--- BEGIN Data ---

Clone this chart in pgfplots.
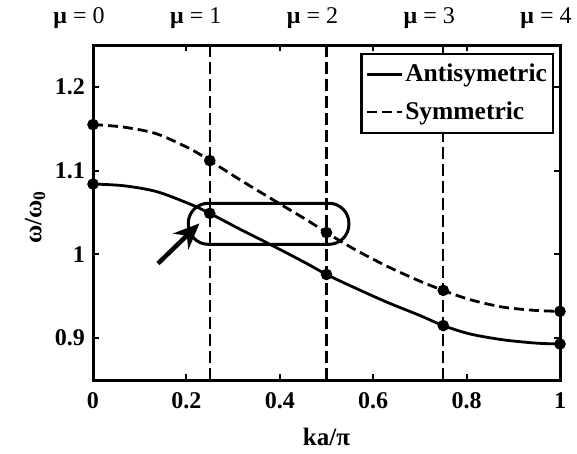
\documentclass[border=0pt]{standalone}
\usepackage{fontspec}
\setmainfont{Liberation Serif}
\usepackage{pgfplots}
\pgfplotsset{compat=1.18}
\usetikzlibrary{arrows.meta}

\begin{document}
\fontsize{24}{28}\selectfont
\begin{tikzpicture}
\begin{axis}[
  scale only axis, width=467pt, height=335pt,
  xmin=0, xmax=1, ymin=0.85, ymax=1.25,
  xtick={0,0.2,0.4,0.6,0.8,1}, xticklabels={0,0.2,0.4,0.6,0.8,1},
  ytick={0.9,1,1.1,1.2}, yticklabels={0.9,1,1.1,1.2},
  tick align=inside, tick pos=both, major tick length=6pt,
  axis line style={line width=3pt},
  every tick/.style={line width=2pt, black},
  ticklabel style={font=\fontsize{24}{28}\selectfont\bfseries},
  xticklabel style={yshift=-4pt},
  clip=false,
  legend style={at={(1,1)}, anchor=north east, xshift=-6pt, yshift=-8pt,
    draw=black, line width=2.2pt, fill=white,
    font=\fontsize{25.5}{28}\selectfont\bfseries,
    inner xsep=4pt, inner ysep=8pt, row sep=12pt,
    nodes={inner sep=2pt}},
  legend cell align=left,
  legend image code/.code={\draw[#1] (0pt,0pt) -- (35pt,0pt);},
]
% vertical dashed lines
\addplot[forget plot, black, line width=2.2pt, dash pattern=on 12pt off 5pt] coordinates {(0.25,0.85) (0.25,1.25)};
\addplot[forget plot, black, line width=2.2pt, dash pattern=on 12pt off 5pt] coordinates {(0.5,0.85) (0.5,1.25)};
\addplot[forget plot, black, line width=2.2pt, dash pattern=on 12pt off 5pt] coordinates {(0.75,0.85) (0.75,1.25)};

\addplot[black, line width=2.8pt, smooth, mark=*, mark size=4.3pt,
  mark indices={1,5,9,13,17}, mark options={solid}] coordinates {
(0,1.084) (0.065,1.082) (0.136,1.075) (0.208,1.060) (0.25,1.049)
(0.315,1.030) (0.386,1.010) (0.458,0.989) (0.5,0.976) (0.557,0.961)
(0.629,0.943) (0.700,0.927) (0.75,0.915) (0.807,0.905) (0.878,0.898)
(0.95,0.894) (1,0.893)};
\addlegendentry{Antisymetric}

\addplot[black, line width=2.8pt, smooth, dash pattern=on 10pt off 5pt, mark=*, mark size=4.3pt,
  mark indices={1,5,9,13,17}, mark options={solid}] coordinates {
(0,1.155) (0.065,1.152) (0.136,1.144) (0.208,1.126) (0.25,1.112)
(0.315,1.089) (0.386,1.065) (0.458,1.041) (0.5,1.026) (0.557,1.007)
(0.629,0.986) (0.700,0.968) (0.75,0.957) (0.807,0.946) (0.878,0.937)
(0.95,0.933) (1,0.932)};
\addlegendentry{Symmetric}

\draw[line width=3pt, rounded corners=20pt] (axis cs:0.204,1.012) rectangle (axis cs:0.548,1.061);
\draw[line width=4.5pt, -{Stealth[length=26pt,width=22pt]}] (axis cs:0.139,0.989) -- (axis cs:0.228,1.037);

\node[xshift=-14pt, yshift=27pt] at (axis cs:0,1.25) {{\bfseries μ} = 0};
\node[xshift=-14pt, yshift=27pt] at (axis cs:0.25,1.25) {{\bfseries μ} = 1};
\node[xshift=-14pt, yshift=27pt] at (axis cs:0.5,1.25) {{\bfseries μ} = 2};
\node[xshift=-14pt, yshift=27pt] at (axis cs:0.75,1.25) {{\bfseries μ} = 3};
\node[xshift=-14pt, yshift=27pt] at (axis cs:1,1.25) {{\bfseries μ} = 4};
\end{axis}
\node[font=\fontsize{25}{28}\selectfont\bfseries] at ([yshift=-57pt]current axis.south) {ka/π};
\node[rotate=90, font=\fontsize{25}{28}\selectfont\bfseries] at ([xshift=-58pt,yshift=-5pt]current axis.west) {ω/ω\textsubscript{0}};
\pgfresetboundingbox
\path ([xshift=-93pt,yshift=-73pt]current axis.south west) rectangle ([xshift=17pt,yshift=45pt]current axis.north east);
\end{tikzpicture}
\end{document}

--- END Data ---

Reproduce all of the data exactly, omitting each picture it holds.

#### Output for this task:
Clone this chart in pgfplots.
\documentclass[border=0pt]{standalone}
\usepackage{fontspec}
\setmainfont{Liberation Serif}
\usepackage{pgfplots}
\pgfplotsset{compat=1.18}
\usetikzlibrary{arrows.meta}

\begin{document}
\fontsize{24}{28}\selectfont
\begin{tikzpicture}
\begin{axis}[
  scale only axis, width=467pt, height=335pt,
  xmin=0, xmax=1, ymin=0.85, ymax=1.25,
  xtick={0,0.2,0.4,0.6,0.8,1}, xticklabels={0,0.2,0.4,0.6,0.8,1},
  ytick={0.9,1,1.1,1.2}, yticklabels={0.9,1,1.1,1.2},
  tick align=inside, tick pos=both, major tick length=6pt,
  axis line style={line width=3pt},
  every tick/.style={line width=2pt, black},
  ticklabel style={font=\fontsize{24}{28}\selectfont\bfseries},
  xticklabel style={yshift=-4pt},
  clip=false,
  legend style={at={(1,1)}, anchor=north east, xshift=-6pt, yshift=-8pt,
    draw=black, line width=2.2pt, fill=white,
    font=\fontsize{25.5}{28}\selectfont\bfseries,
    inner xsep=4pt, inner ysep=8pt, row sep=12pt,
    nodes={inner sep=2pt}},
  legend cell align=left,
  legend image code/.code={\draw[#1] (0pt,0pt) -- (35pt,0pt);},
]
% vertical dashed lines
\addplot[forget plot, black, line width=2.2pt, dash pattern=on 12pt off 5pt] coordinates {(0.25,0.85) (0.25,1.25)};
\addplot[forget plot, black, line width=2.2pt, dash pattern=on 12pt off 5pt] coordinates {(0.5,0.85) (0.5,1.25)};
\addplot[forget plot, black, line width=2.2pt, dash pattern=on 12pt off 5pt] coordinates {(0.75,0.85) (0.75,1.25)};

\addplot[black, line width=2.8pt, smooth, mark=*, mark size=4.3pt,
  mark indices={1,5,9,13,17}, mark options={solid}] coordinates {
(0,1.084) (0.065,1.082) (0.136,1.075) (0.208,1.060) (0.25,1.049)
(0.315,1.030) (0.386,1.010) (0.458,0.989) (0.5,0.976) (0.557,0.961)
(0.629,0.943) (0.700,0.927) (0.75,0.915) (0.807,0.905) (0.878,0.898)
(0.95,0.894) (1,0.893)};
\addlegendentry{Antisymetric}

\addplot[black, line width=2.8pt, smooth, dash pattern=on 10pt off 5pt, mark=*, mark size=4.3pt,
  mark indices={1,5,9,13,17}, mark options={solid}] coordinates {
(0,1.155) (0.065,1.152) (0.136,1.144) (0.208,1.126) (0.25,1.112)
(0.315,1.089) (0.386,1.065) (0.458,1.041) (0.5,1.026) (0.557,1.007)
(0.629,0.986) (0.700,0.968) (0.75,0.957) (0.807,0.946) (0.878,0.937)
(0.95,0.933) (1,0.932)};
\addlegendentry{Symmetric}

\draw[line width=3pt, rounded corners=20pt] (axis cs:0.204,1.012) rectangle (axis cs:0.548,1.061);
\draw[line width=4.5pt, -{Stealth[length=26pt,width=22pt]}] (axis cs:0.139,0.989) -- (axis cs:0.228,1.037);

\node[xshift=-14pt, yshift=27pt] at (axis cs:0,1.25) {{\bfseries μ} = 0};
\node[xshift=-14pt, yshift=27pt] at (axis cs:0.25,1.25) {{\bfseries μ} = 1};
\node[xshift=-14pt, yshift=27pt] at (axis cs:0.5,1.25) {{\bfseries μ} = 2};
\node[xshift=-14pt, yshift=27pt] at (axis cs:0.75,1.25) {{\bfseries μ} = 3};
\node[xshift=-14pt, yshift=27pt] at (axis cs:1,1.25) {{\bfseries μ} = 4};
\end{axis}
\node[font=\fontsize{25}{28}\selectfont\bfseries] at ([yshift=-57pt]current axis.south) {ka/π};
\node[rotate=90, font=\fontsize{25}{28}\selectfont\bfseries] at ([xshift=-58pt,yshift=-5pt]current axis.west) {ω/ω\textsubscript{0}};
\pgfresetboundingbox
\path ([xshift=-93pt,yshift=-73pt]current axis.south west) rectangle ([xshift=17pt,yshift=45pt]current axis.north east);
\end{tikzpicture}
\end{document}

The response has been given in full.